事实如江时鸣所想,这是一条螺旋向下的,避开监控在三个楼层之间来回的密道。一层出口在医务室,二层出口在养殖区边角监控照不到的地方,那大扫把就在这一层的农牧工具间里,三层则在污水处理区旁边。
当然,这不意味着有人可以在三层之间来去自如,因为这密道不知为何要营造这种如履平地的感觉,所以每一层的通道都长得离谱,哪怕是跑至少也要两分钟,更何况那个可疑的在里面清除脚印的人还是一边扫地一边走的,没有十几分钟根本不可能出来。
“这么看来,真的只有能源工程师能做到这些了。”
“但是能源工程师是和我擦肩而过上的一层,”江时鸣思考起来时表情都生动许多,“我还以为他会是一层走我宿舍的那个。”
梅道理想了想,问道:“毒气和过敏原,是不是其实不必即时投放啊?”说着说着,她又突然想起来一件事,“昨天我们全都在医务室和主管办公室搜查,我们都没出现中毒迹象。如果说今天毒气可能已经消散了,那昨天一定没有吧!昨天主管被下毒的地方可能既不是办公室也不是医务室!”
那么排除一切不可能,答案就只有一个了。
江时鸣和梅道理对视一眼,都想到了一件事。
“昨天种植工人摘完菜后也不知道去了哪儿,通讯员核查过,他并没有上下楼,”梅道理笃定道,“种植工人有充分的理由去害种植主管,他是从二层上来的那个。能源工程师在密道里碰到了种植工人——”
“他们两个说不定合流了。”
“嗯?什么意思?”
“不然怎么解释种植工人还帮另一个在密道里的人打扫脚印的事?”
之前是他想差了,只觉得一方有明显躲起来的痕迹所以双方没有碰面,但没想到脚印被清扫过,清扫的人一定会知道另一方来人了。
种植工人看起来是一个懦弱的人,他的仇恨理应只向着种植主管。而能源工程师有很大概率是试图谋杀主管的人,这就说明种植工人又有一部分仇恨对着主管撒去了。
然而,回顾之前的剧情,主管将两位种植园负责人绑起来是他们这儿的惯常处置方法,在种植主管甩锅的时候,主管至少从表现上是没有接话,而且一心想恢复种植园的。
于是江时鸣只能想到种植工人的另一重身份,对方是个发明了植物生长素的农业学家,且甘愿被种植主管奴役这么久,大概率是因为种植主管并不干涉他在种植园里的任何行动。
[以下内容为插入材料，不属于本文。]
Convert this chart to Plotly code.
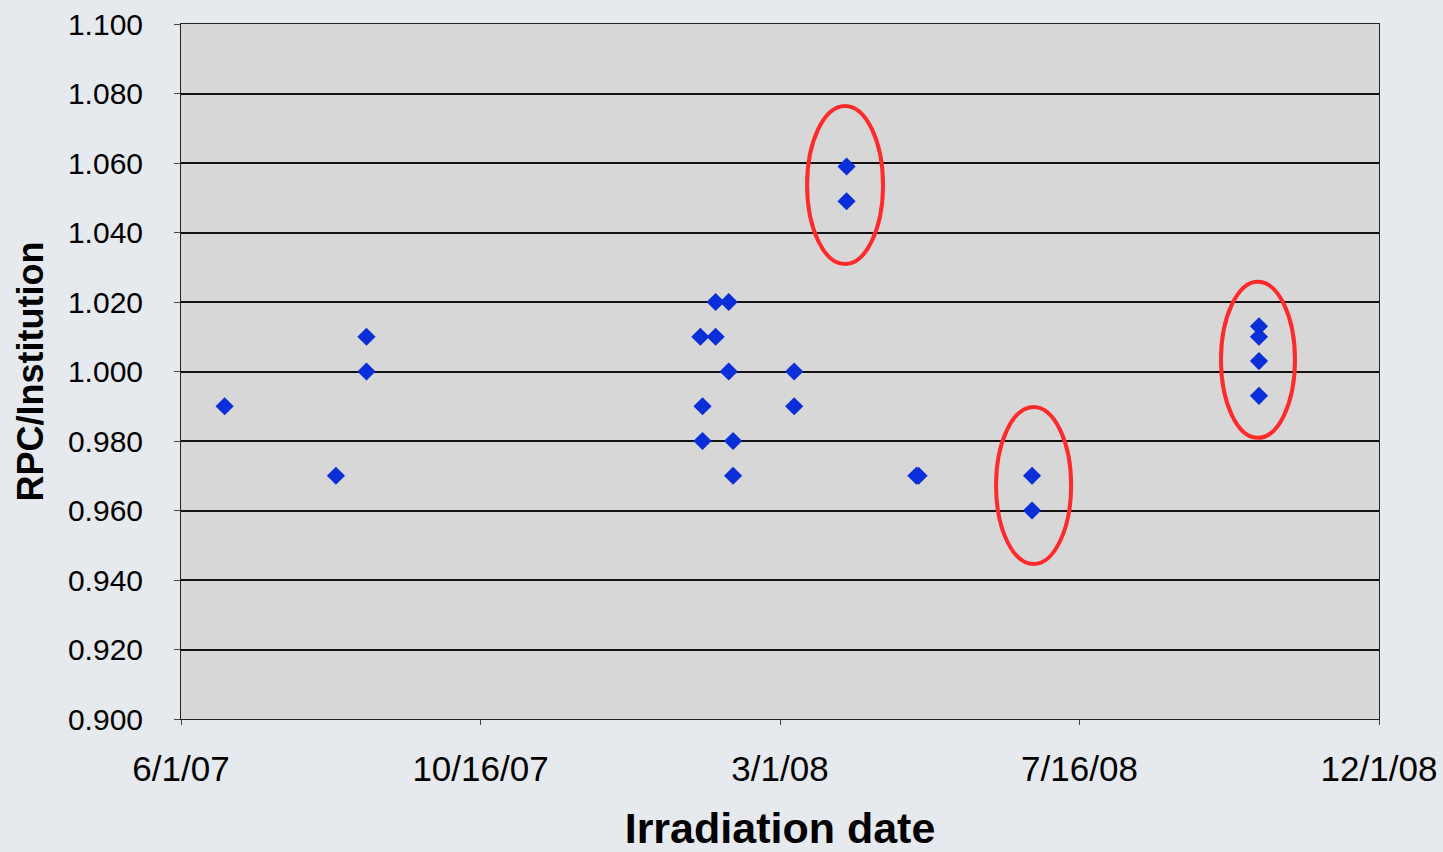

结合对方在种植园出事后那一副心如死灰的样子,江时鸣只能想到一个可能性。
“主管就是让种植园作物枯萎的罪魁祸首。”
种植工人昨天在种植园摘菜时不知从什么途径得到了相关的信息,再与密道中的能源工程师一拍即合,于是两人合作,分别对主管和种植主管下手了。
能源工程师的动机江时鸣还没想通,但是没关系,只要找到证据,对方会亲自把动机演出来的吧!